- [Task to carry out]:
In the records below, find each line with the word "this" and copy it.

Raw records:

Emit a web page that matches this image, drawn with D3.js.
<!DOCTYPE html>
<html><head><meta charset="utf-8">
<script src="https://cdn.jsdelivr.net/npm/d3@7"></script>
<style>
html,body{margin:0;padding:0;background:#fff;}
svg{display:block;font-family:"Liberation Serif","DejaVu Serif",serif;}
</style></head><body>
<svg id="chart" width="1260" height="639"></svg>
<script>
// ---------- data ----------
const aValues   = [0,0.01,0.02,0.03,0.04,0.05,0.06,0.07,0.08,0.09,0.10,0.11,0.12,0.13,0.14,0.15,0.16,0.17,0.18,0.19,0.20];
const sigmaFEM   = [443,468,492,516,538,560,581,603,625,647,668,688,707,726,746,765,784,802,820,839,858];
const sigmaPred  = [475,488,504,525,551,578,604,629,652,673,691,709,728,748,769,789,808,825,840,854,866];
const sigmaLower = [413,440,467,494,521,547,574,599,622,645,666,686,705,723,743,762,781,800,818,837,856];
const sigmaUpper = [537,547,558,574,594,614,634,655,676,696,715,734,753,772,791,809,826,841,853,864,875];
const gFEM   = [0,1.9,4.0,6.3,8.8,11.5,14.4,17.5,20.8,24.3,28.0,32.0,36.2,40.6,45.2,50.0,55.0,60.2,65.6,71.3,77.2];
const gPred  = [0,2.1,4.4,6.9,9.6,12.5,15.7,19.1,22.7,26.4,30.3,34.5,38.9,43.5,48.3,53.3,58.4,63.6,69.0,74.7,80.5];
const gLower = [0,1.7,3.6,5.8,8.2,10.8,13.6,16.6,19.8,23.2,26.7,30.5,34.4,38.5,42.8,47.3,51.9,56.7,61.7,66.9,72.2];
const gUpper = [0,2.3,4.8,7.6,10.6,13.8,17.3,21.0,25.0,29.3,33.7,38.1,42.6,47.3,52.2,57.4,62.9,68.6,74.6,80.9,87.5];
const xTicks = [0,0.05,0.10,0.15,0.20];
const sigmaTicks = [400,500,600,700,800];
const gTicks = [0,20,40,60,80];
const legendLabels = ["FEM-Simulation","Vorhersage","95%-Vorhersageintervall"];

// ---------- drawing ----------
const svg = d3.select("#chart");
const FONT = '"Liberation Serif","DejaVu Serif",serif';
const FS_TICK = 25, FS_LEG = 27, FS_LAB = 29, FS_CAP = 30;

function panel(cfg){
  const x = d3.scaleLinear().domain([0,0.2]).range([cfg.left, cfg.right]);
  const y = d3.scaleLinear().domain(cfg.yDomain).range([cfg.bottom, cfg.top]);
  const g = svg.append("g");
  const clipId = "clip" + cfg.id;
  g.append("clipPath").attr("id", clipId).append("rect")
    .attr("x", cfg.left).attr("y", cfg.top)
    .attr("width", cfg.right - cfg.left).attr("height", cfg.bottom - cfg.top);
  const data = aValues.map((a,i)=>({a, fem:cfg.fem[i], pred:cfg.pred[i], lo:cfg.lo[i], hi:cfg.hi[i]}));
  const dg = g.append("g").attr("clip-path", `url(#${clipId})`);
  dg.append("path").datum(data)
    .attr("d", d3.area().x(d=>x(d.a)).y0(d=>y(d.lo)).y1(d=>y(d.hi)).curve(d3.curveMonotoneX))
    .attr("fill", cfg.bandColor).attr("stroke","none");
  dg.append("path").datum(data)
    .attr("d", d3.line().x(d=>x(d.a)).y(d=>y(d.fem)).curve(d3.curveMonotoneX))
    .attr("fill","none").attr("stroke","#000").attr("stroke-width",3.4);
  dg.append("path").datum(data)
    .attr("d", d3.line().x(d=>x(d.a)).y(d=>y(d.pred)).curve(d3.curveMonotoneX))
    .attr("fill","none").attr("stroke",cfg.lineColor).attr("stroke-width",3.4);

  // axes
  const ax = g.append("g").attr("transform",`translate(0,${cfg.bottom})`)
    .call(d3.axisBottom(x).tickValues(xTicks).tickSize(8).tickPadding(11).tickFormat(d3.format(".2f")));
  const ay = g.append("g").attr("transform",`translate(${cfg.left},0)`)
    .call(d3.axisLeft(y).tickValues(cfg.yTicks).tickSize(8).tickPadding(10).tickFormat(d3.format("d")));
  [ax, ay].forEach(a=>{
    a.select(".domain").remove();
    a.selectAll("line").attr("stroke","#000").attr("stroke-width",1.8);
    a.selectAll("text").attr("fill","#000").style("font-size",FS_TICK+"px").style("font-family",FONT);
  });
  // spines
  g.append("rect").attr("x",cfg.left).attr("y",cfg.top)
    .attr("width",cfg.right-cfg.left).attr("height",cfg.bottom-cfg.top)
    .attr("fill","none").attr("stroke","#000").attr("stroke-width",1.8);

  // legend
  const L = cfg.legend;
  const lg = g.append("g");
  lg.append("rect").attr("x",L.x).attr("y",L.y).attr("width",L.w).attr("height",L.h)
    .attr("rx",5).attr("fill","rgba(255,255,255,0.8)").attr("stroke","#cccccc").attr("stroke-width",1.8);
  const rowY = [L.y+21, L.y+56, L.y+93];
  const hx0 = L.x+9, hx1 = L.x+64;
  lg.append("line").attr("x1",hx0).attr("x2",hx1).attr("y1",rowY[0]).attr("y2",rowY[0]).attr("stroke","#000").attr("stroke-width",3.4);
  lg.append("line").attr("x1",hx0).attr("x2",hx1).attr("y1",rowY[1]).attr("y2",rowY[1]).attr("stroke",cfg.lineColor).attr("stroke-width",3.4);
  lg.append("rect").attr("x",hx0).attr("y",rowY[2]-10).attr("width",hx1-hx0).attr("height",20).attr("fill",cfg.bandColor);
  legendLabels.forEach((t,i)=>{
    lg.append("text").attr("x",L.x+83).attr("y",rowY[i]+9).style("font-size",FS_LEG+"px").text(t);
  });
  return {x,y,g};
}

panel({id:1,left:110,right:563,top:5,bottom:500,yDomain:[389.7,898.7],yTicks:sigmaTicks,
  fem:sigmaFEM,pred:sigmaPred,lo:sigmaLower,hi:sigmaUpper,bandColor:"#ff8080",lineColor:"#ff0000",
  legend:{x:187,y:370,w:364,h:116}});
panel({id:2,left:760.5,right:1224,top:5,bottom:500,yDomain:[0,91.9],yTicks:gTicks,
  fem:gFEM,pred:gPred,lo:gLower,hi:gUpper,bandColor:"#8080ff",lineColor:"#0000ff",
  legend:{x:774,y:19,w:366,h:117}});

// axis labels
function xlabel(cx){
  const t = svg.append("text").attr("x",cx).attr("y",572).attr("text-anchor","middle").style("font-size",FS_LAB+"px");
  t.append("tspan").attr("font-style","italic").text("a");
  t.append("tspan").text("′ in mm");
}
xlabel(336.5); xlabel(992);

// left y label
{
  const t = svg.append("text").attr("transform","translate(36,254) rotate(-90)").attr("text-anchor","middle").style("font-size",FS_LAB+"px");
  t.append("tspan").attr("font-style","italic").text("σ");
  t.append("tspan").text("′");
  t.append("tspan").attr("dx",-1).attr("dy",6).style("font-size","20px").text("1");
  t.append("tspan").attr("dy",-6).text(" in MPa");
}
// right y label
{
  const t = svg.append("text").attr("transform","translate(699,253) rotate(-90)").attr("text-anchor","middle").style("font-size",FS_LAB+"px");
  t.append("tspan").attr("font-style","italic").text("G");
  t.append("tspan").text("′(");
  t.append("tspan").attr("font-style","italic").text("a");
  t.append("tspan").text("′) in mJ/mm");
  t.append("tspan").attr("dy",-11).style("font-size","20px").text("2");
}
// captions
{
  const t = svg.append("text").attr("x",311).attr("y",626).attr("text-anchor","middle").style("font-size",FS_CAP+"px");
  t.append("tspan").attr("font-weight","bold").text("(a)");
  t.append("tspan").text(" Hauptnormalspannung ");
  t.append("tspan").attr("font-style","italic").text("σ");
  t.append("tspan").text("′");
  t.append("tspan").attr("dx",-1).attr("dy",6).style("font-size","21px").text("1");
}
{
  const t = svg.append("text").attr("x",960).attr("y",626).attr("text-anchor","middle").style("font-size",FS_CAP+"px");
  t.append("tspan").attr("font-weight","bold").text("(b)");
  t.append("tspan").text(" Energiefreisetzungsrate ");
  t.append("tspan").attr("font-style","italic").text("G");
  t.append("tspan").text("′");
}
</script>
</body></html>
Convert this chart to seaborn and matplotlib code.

- [Response below]:
Emit a web page that matches this image, drawn with D3.js.
Convert this chart to seaborn and matplotlib code.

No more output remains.